Kenzo takes the runway during the autumn/winter 1982 presentation of his prêt-à-porter collection, in October 1981. Photo: Gamma-Rapho via Getty Images

One of our biggest tributes to Kenzo was the spring 2018 show, where we designed for his muse and frequent collaborator Sayoko Yamaguchi and our muse Ryuichi Sakamoto. We cast 83 Asian models to walk the show. We used our time there to tell the younger versions of “us” that we matter and that we can reach these high places, just as his existence had told me. Kenzo came to all of our shows, and he was the celebrity I cared most about. I always ran up to him afterward, and he always told us how much he appreciated our efforts to keep the past alive.

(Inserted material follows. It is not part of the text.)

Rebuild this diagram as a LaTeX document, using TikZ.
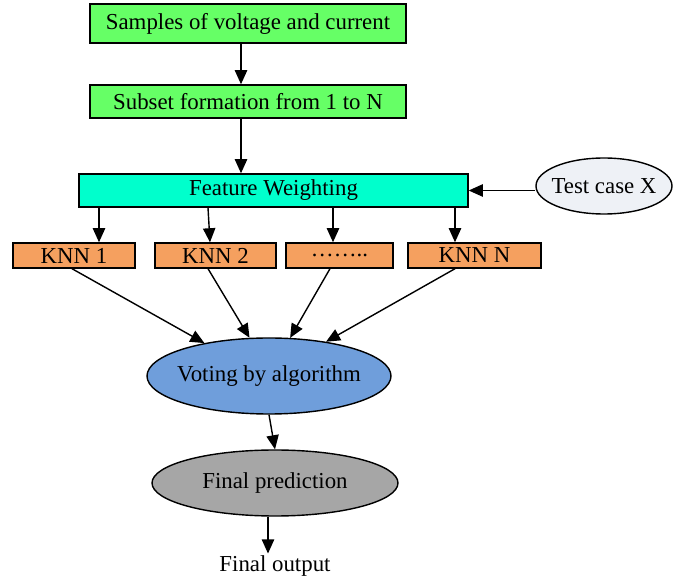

After each collection, Kenzo would write us letters, handwritten on his letterhead. To hear that he felt honored and excited about our work at the house meant we were doing the right thing. It was the conviction we needed and craved to keep going. We were often asked how we approached designing for Kenzo, and my answer was always the same: I wanted it to feel as if he were designing it, a natural progression of his modern approach that he brought to Paris in 1970.

People always say never meet your idols, but in his case, I think they are wrong. Kenzo was everything I expected, and more.